§ **TASK DETAILS**
Your copy should hold exactly the lines from the one containing "Clone this chart in D3.js." to the one containing "Serif', 'Times New", inclusive, with no pictures.

— BEGIN ENTRIES —

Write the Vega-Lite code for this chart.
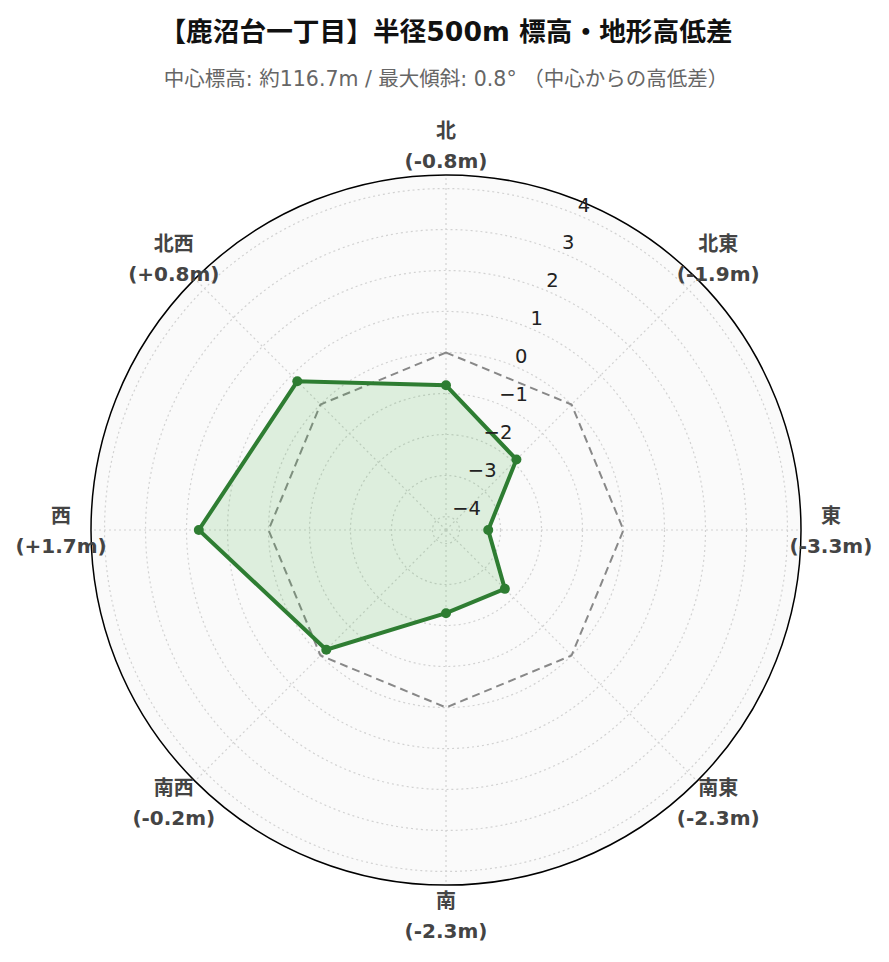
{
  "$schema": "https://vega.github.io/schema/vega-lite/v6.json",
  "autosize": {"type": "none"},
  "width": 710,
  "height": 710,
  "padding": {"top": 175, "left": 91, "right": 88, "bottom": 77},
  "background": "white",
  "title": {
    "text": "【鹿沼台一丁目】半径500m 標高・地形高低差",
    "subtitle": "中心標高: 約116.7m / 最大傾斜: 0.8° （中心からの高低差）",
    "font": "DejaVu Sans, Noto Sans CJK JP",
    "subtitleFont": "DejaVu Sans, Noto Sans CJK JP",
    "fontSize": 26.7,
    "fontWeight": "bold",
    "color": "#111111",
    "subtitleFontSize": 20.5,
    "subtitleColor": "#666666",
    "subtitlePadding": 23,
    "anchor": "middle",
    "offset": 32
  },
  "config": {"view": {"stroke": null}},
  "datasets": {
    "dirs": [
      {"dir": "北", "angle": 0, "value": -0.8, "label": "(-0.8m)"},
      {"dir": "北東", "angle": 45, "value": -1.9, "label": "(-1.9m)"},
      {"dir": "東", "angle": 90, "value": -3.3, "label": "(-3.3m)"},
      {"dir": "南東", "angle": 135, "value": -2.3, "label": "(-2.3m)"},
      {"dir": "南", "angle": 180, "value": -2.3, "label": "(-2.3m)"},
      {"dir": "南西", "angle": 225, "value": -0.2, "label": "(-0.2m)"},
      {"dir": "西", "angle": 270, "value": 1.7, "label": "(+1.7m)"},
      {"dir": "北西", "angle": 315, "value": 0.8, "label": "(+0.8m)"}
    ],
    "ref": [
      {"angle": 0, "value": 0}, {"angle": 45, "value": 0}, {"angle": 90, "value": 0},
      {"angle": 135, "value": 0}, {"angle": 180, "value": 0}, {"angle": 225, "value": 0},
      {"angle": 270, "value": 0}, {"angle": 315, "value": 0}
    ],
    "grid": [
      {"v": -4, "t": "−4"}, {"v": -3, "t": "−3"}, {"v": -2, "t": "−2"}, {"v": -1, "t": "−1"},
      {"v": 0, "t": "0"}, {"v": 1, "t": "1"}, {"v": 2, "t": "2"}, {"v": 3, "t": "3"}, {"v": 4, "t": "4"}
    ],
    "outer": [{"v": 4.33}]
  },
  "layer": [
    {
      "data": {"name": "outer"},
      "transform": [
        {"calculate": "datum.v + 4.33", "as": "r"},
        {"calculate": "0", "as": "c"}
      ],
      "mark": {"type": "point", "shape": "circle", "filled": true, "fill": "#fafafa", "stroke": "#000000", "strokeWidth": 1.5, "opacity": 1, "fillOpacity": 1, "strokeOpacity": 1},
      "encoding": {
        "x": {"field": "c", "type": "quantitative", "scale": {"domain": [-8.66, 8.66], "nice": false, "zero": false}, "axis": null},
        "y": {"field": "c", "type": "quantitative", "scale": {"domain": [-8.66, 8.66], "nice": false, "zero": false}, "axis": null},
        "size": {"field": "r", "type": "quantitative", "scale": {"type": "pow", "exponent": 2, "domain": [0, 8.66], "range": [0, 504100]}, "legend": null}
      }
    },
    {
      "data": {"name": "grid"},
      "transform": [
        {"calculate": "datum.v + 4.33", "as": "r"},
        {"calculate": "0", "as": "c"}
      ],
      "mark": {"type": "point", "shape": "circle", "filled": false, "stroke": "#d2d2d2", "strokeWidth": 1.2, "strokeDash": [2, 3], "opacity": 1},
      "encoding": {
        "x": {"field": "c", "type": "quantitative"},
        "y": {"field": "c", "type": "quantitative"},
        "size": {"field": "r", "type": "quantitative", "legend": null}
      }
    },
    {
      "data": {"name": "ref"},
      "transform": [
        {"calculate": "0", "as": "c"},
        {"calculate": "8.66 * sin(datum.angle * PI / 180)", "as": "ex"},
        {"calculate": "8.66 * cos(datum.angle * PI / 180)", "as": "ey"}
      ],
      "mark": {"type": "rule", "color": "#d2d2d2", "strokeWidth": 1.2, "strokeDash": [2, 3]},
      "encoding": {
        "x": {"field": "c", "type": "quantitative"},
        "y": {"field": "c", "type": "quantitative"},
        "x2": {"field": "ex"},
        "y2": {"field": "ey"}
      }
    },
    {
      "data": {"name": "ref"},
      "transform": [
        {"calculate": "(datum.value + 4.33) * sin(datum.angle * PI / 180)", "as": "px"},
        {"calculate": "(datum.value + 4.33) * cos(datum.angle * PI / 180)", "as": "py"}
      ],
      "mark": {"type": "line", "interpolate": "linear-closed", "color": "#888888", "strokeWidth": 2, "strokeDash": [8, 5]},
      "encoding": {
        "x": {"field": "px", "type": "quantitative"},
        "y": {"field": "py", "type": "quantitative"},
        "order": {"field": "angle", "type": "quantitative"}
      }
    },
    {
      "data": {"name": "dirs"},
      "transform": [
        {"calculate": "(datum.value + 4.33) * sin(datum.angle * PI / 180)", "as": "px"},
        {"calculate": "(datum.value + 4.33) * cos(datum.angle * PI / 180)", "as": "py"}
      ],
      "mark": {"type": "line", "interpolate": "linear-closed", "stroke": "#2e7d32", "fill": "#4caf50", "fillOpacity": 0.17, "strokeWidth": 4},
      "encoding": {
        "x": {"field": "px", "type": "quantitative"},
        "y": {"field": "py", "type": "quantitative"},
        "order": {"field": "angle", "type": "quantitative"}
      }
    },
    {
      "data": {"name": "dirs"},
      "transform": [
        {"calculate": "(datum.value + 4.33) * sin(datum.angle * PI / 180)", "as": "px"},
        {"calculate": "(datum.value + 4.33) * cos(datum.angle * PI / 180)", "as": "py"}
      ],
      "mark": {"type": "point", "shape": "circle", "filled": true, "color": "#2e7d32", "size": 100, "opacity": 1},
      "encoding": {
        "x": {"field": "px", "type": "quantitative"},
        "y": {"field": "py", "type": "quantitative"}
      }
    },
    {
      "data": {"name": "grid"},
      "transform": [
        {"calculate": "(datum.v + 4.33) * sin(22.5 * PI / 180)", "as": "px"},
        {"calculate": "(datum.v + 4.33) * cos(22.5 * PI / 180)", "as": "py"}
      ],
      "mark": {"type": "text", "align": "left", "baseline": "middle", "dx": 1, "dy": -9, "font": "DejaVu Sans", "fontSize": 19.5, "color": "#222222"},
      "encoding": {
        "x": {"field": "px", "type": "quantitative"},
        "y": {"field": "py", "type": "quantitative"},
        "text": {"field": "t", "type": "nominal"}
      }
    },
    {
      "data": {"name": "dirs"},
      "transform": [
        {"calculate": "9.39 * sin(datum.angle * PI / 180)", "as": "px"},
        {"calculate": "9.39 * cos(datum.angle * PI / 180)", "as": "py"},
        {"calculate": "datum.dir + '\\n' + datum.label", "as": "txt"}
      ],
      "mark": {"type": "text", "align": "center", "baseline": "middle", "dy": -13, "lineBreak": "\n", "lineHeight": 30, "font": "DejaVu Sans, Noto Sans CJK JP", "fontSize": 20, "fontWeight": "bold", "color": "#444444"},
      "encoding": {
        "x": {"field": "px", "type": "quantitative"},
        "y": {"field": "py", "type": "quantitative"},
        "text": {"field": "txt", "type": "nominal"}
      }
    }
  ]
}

— END ENTRIES —
— BEGIN ENTRIES —

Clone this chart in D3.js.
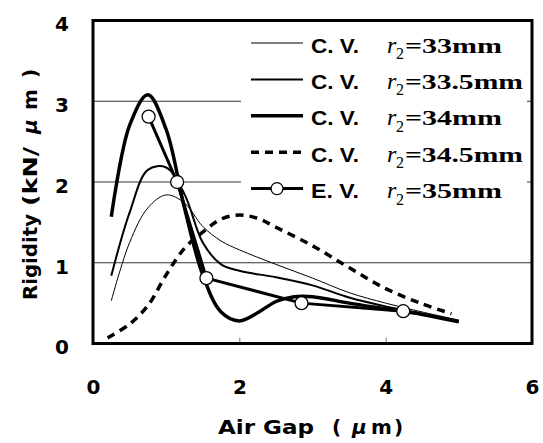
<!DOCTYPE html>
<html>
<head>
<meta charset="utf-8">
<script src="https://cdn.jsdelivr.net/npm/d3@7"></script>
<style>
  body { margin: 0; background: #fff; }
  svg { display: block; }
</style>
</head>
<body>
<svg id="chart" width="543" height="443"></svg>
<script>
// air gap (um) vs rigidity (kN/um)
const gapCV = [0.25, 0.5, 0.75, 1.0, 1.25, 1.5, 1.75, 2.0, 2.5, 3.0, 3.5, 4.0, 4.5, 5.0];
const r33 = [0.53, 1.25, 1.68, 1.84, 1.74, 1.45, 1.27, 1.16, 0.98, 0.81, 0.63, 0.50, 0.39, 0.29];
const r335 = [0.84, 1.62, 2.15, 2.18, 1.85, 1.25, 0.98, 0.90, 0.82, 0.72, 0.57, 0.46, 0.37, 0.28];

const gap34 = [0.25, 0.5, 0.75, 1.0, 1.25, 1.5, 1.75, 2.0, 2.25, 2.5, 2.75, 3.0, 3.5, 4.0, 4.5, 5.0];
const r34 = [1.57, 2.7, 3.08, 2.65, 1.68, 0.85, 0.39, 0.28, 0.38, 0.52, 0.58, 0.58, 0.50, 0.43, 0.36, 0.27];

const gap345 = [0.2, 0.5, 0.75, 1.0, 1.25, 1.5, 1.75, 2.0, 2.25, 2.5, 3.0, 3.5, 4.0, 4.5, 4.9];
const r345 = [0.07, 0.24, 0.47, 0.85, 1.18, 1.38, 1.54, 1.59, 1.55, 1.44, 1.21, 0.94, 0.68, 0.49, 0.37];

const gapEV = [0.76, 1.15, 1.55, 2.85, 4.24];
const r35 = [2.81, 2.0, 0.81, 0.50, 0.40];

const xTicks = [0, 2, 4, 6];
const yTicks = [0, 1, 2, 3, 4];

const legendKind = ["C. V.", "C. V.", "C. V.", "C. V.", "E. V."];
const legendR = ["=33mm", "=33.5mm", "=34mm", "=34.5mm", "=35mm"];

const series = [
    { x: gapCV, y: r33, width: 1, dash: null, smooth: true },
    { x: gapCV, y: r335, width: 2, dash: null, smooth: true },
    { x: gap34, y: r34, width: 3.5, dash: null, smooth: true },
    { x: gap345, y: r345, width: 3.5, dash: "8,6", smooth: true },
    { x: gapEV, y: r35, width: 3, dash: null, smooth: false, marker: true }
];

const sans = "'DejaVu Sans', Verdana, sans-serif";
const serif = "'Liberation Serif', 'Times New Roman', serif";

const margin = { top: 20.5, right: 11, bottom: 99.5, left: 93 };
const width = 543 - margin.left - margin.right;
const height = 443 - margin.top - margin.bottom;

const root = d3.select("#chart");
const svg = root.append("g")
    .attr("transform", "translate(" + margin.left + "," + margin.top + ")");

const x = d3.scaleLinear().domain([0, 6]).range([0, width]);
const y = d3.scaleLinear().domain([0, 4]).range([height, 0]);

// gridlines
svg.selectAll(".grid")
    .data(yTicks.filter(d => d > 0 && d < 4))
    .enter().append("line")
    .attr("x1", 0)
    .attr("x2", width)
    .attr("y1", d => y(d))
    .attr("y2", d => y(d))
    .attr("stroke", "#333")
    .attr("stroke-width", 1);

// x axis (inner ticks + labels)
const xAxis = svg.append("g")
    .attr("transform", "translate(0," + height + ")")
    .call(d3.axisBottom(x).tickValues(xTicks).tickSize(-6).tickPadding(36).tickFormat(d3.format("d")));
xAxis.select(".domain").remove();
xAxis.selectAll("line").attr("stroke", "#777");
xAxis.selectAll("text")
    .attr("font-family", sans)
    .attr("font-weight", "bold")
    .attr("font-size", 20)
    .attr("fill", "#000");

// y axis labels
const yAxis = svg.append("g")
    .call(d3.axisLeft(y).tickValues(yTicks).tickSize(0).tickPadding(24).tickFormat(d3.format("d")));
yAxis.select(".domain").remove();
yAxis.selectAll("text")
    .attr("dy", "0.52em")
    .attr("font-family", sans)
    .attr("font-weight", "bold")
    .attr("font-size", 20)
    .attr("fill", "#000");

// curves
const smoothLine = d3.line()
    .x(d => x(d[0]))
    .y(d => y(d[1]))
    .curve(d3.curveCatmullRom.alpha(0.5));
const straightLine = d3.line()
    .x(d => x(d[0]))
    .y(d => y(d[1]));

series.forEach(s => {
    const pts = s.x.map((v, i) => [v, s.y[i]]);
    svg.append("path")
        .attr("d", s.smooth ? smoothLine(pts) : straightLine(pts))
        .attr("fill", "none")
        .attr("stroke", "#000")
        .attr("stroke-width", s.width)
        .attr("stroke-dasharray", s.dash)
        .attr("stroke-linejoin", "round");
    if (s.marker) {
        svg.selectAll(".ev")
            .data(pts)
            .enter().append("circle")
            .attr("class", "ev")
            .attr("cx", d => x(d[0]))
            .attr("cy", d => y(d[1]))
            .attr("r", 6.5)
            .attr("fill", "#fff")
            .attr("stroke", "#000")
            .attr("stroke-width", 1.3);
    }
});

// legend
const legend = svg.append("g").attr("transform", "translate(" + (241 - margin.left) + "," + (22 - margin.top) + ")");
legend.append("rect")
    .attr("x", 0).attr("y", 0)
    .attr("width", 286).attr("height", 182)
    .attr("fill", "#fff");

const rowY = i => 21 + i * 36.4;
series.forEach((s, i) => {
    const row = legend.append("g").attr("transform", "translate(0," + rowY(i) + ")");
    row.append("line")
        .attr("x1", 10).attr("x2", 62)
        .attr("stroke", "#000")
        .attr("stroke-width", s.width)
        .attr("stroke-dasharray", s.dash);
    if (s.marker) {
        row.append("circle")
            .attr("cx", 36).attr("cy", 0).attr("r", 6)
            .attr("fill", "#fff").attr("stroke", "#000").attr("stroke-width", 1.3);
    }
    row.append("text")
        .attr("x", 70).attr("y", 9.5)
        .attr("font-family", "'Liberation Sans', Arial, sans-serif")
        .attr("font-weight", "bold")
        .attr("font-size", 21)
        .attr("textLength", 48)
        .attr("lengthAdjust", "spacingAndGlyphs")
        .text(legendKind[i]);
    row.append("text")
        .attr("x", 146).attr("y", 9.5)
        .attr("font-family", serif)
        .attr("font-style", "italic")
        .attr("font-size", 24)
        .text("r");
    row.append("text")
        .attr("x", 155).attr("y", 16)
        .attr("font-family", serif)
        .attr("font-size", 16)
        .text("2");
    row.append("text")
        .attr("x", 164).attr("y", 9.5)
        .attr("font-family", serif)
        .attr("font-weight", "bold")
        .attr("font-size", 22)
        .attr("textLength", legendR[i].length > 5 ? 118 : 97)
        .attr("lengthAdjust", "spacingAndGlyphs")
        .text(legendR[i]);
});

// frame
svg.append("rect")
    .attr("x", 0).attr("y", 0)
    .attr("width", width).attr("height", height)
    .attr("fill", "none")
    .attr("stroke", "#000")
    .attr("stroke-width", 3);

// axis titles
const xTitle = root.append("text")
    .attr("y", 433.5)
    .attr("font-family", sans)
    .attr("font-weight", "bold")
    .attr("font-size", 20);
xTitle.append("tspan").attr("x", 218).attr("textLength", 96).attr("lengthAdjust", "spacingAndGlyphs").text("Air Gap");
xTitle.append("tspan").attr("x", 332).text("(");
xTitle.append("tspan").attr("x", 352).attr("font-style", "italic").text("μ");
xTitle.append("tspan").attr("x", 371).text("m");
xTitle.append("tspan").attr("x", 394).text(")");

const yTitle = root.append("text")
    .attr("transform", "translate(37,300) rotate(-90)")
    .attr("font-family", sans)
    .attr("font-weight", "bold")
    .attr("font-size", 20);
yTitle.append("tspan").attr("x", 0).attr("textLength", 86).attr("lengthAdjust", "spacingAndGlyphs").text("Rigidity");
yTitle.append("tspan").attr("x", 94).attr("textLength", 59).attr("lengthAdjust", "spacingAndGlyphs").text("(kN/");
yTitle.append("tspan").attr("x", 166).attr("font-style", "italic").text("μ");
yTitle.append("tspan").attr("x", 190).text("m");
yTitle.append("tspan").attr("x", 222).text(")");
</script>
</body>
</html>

— END ENTRIES —

§ **COMPLETE OUTPUT**
Clone this chart in D3.js.
<!DOCTYPE html>
<html>
<head>
<meta charset="utf-8">
<script src="https://cdn.jsdelivr.net/npm/d3@7"></script>
<style>
  body { margin: 0; background: #fff; }
  svg { display: block; }
</style>
</head>
<body>
<svg id="chart" width="543" height="443"></svg>
<script>
// air gap (um) vs rigidity (kN/um)
const gapCV = [0.25, 0.5, 0.75, 1.0, 1.25, 1.5, 1.75, 2.0, 2.5, 3.0, 3.5, 4.0, 4.5, 5.0];
const r33 = [0.53, 1.25, 1.68, 1.84, 1.74, 1.45, 1.27, 1.16, 0.98, 0.81, 0.63, 0.50, 0.39, 0.29];
const r335 = [0.84, 1.62, 2.15, 2.18, 1.85, 1.25, 0.98, 0.90, 0.82, 0.72, 0.57, 0.46, 0.37, 0.28];

const gap34 = [0.25, 0.5, 0.75, 1.0, 1.25, 1.5, 1.75, 2.0, 2.25, 2.5, 2.75, 3.0, 3.5, 4.0, 4.5, 5.0];
const r34 = [1.57, 2.7, 3.08, 2.65, 1.68, 0.85, 0.39, 0.28, 0.38, 0.52, 0.58, 0.58, 0.50, 0.43, 0.36, 0.27];

const gap345 = [0.2, 0.5, 0.75, 1.0, 1.25, 1.5, 1.75, 2.0, 2.25, 2.5, 3.0, 3.5, 4.0, 4.5, 4.9];
const r345 = [0.07, 0.24, 0.47, 0.85, 1.18, 1.38, 1.54, 1.59, 1.55, 1.44, 1.21, 0.94, 0.68, 0.49, 0.37];

const gapEV = [0.76, 1.15, 1.55, 2.85, 4.24];
const r35 = [2.81, 2.0, 0.81, 0.50, 0.40];

const xTicks = [0, 2, 4, 6];
const yTicks = [0, 1, 2, 3, 4];

const legendKind = ["C. V.", "C. V.", "C. V.", "C. V.", "E. V."];
const legendR = ["=33mm", "=33.5mm", "=34mm", "=34.5mm", "=35mm"];

const series = [
    { x: gapCV, y: r33, width: 1, dash: null, smooth: true },
    { x: gapCV, y: r335, width: 2, dash: null, smooth: true },
    { x: gap34, y: r34, width: 3.5, dash: null, smooth: true },
    { x: gap345, y: r345, width: 3.5, dash: "8,6", smooth: true },
    { x: gapEV, y: r35, width: 3, dash: null, smooth: false, marker: true }
];

const sans = "'DejaVu Sans', Verdana, sans-serif";
const serif = "'Liberation Serif', 'Times New Roman', serif";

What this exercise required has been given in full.